= Loleh Bellon =

French actress (1925–1999)

Marie Laure Viole Bellon, generally known as Loleh Bellon (1925–1999), was a French stage and film actress, as well as a playwright. In 1949, for her role in Robert Desnos' La Place de l'Étoile, she was awarded the Prix des Jeunes comédiens. She is remembered for her performances in Giraudoux' Judith, and in Claudel's L'Annonce faite à Marie. Bellon was also a successful playwright, especially with Dames du jeudi (1976), Une absence (1988), and La Chambre d'amis (1995). For her play L'Éloignement (1987), she was awarded the Molière prize.

==Early life and family==
Born on 14 May 1925 in Bayonne, Marie Laure Viole Bellon was the daughter of Jacques Bellon, a magistrate, and Denise Simone Hulmann, a well-known photographer. In 1947, she married the Spanish writer Jorge Semprún Maura (1923–2011), with whom she gave birth to Jaime Semprún (1947–2010), also a writer. Following a divorce in 1960, she married the poet Claude Roy (1915–1997) in 1962. Loleh Bellon was the younger sister of the film director and screenwriter Yannick Bellon.

==Professional life==
Bellon studied for the theatre under the Russian-born actress and drama teacher Tania Balachova, the actor and theatre manager Charles Dullin, and the actor Julien Bertheau. After making her stage début in 1945 in J. B. Priestley's Dangerous Corner, in 1947, she played in L'An Mil by Jules Romains. In 1949, for her performance in La Place de l'Étoile, she was awarded the Prix des Jeunes comédiens.

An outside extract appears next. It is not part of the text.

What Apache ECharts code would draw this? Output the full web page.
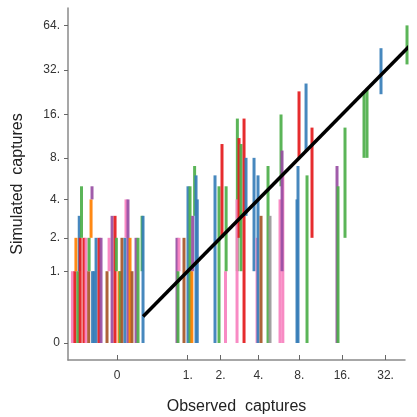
<!DOCTYPE html>
<html><head><meta charset="utf-8">
<script src="https://cdn.jsdelivr.net/npm/echarts@6/dist/echarts.min.js"></script>
<style>html,body{margin:0;padding:0;background:#fff}#c{width:417px;height:417px}</style>
</head><body><div id="c"></div>
<script>
// tick values (original scale)
const xTicks = [0, 1, 2, 4, 8, 16, 32];
const yTicks = [0, 1, 2, 4, 8, 16, 32, 64];
// segments: jittered observed value, simulated low, simulated high, colour index
const segObs = [-0.250,-0.240,-0.236,-0.228,-0.222,-0.218,-0.212,-0.201,-0.191,-0.178,-0.176,-0.166,-0.161,-0.158,-0.150,-0.139,-0.122,-0.110,-0.072,-0.058,-0.037,-0.015,-0.005,0.016,0.026,0.040,0.066,0.075,0.093,0.112,0.131,0.172,0.193,0.238,0.249,
  0.770,0.790,0.810,0.916,1.007,1.055,1.100,1.120,1.170,1.207,1.240,
  1.793,1.940,2.056,2.200,2.225,2.745,2.729,2.830,2.934,3.100,3.212,
  3.705,3.905,3.973,4.188,4.727,4.890,5.798,5.896,6.080,5.998,
  7.700,7.828,7.961,8.937,9.082,9.853,14.77,15.01,16.79,22.73,23.84,29.75,44.82];
const segLo = [0,0,1,0,1,0,2,0,0,0,1,2,4,0,0,0,0,0,0,1,0,0,1,0,0,0,0,2,0,0,0,0,0,1,0,
  0,0,1,0,0,0,0,1,3,0,0,
  0,0,2,0,1,1,0,2,1,0,3,
  1,0,0,0,0,0,0,5,0,1,
  0,0,8,9,0,2,0,0,2,8,8,22,35];
const segHi = [1,1,2,1,3,2,5,2,2,1,2,4,5,1,1,2,2,2,1,2,3,3,2,1,1,2,2,4,4,2,1,2,2,3,3,
  2,1,2,2,5,5,1,3,7,6,4,
  6,5,10,1,5,15,4,11,10,15,8,
  8,2,6,3,7,3,4,16,6,9,
  4,7,23,26,6,13,7,5,13,23,24,45,64];
const segCol = [6,0,4,2,1,0,2,0,6,5,2,4,3,1,1,1,0,3,5,6,3,0,2,4,2,5,1,6,3,4,5,3,2,2,1,
  3,2,6,5,1,2,4,3,2,1,1,
  1,2,0,6,2,2,6,0,2,0,1,
  1,6,1,5,2,7,6,2,6,3,
  1,1,0,1,2,0,3,2,2,2,2,1,2];
const palette = ['#E41A1C','#377EB8','#4DAF4A','#984EA3','#FF7F00','#A65628','#F781BF','#999999'];
const refLine = [0.25, 48];

function tf(v) { return Math.log2(v + 0.5); }
function lab(v) { const n = Math.round(Math.pow(2, v) - 0.5); return n === 0 ? '0' : n + '.'; }

const segData = segObs.map((x, i) => [tf(x), tf(segLo[i]), tf(segHi[i]), segCol[i]]);

const chart = echarts.init(document.getElementById('c'), null, {renderer: 'canvas'});
const FONT = 'Liberation Sans, Arial, sans-serif';
const axisCommon = {
  type: 'value',
  splitLine: {show: false},
  axisLine: {show: true, onZero: false, lineStyle: {color: '#8a8a8a', width: 1.5}},
  nameLocation: 'middle',
  nameTextStyle: {fontFamily: FONT, fontSize: 16, color: '#222'}
};
chart.setOption({
  animation: false,
  grid: {left: 68, right: 12, top: 8, bottom: 57, containLabel: false, outerBoundsMode: 'none'},
  xAxis: Object.assign({}, axisCommon, {
    min: -2.099, max: 5.457,
    name: 'Observed  captures', nameGap: 39,
    axisTick: {show: true, inside: true, length: 5, customValues: xTicks.map(tf), lineStyle: {color: '#666'}},
    axisLabel: {customValues: xTicks.map(tf), formatter: lab, margin: 10, fontSize: 12, color: '#333', fontFamily: FONT}
  }),
  yAxis: Object.assign({}, axisCommon, {
    min: -1.375, max: 6.395,
    name: 'Simulated  captures', nameGap: 42,
    axisTick: {show: true, inside: false, length: 4, customValues: yTicks.map(tf), lineStyle: {color: '#666'}},
    axisLabel: {customValues: yTicks.map(tf), formatter: lab, margin: 8, fontSize: 12, color: '#333', fontFamily: FONT}
  }),
  series: [
    {
      type: 'custom', z: 2,
      data: segData,
      renderItem: function (params, api) {
        const p1 = api.coord([api.value(0), api.value(1)]);
        const p2 = api.coord([api.value(0), api.value(2)]);
        return {type: 'line', shape: {x1: p1[0], y1: p1[1], x2: p2[0], y2: p2[1]},
          style: {stroke: palette[api.value(3)], lineWidth: 3, opacity: 0.92}};
      }
    },
    {
      type: 'line', z: 3, symbol: 'none',
      data: refLine.map(v => [tf(v), tf(v)]),
      lineStyle: {color: '#000', width: 3.5}
    }
  ]
});
</script></body></html>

She embarked on her cinema career in the late 1940s, working with Jean-Louis Barrault and Jean Vilar. Her first major success was the role of Marie in Le Point du jour (1949), directed by Louis Daquin. She appeared in two more of Daquin's films – The Perfume of the Lady in Black (1949), and Maître après Dieu (1950). Thanks to her sister Yannick Bellon, in the 1970s, she starred in Quelque part quelqu'un (1972) and Jamais plus toujours (1976).

As a playwright, in 1976, her Les Dames du Jeudi was awarded the Ibsen prize. Other successes included L'èloignement (1987), Une absence (1988), and La Chambre d'amis (1995).

Loleh Bellon died on 22 May 1999 in Le Kremlin-Bicêtre, in the Paris suburbs.

== Public activities ==
In May 1951, Loleh Bellon was the sponsor of a subscription contest for Femmes françaises, a communist women's magazine.

She supported the feminist campaign to legalize abortion on demand in France.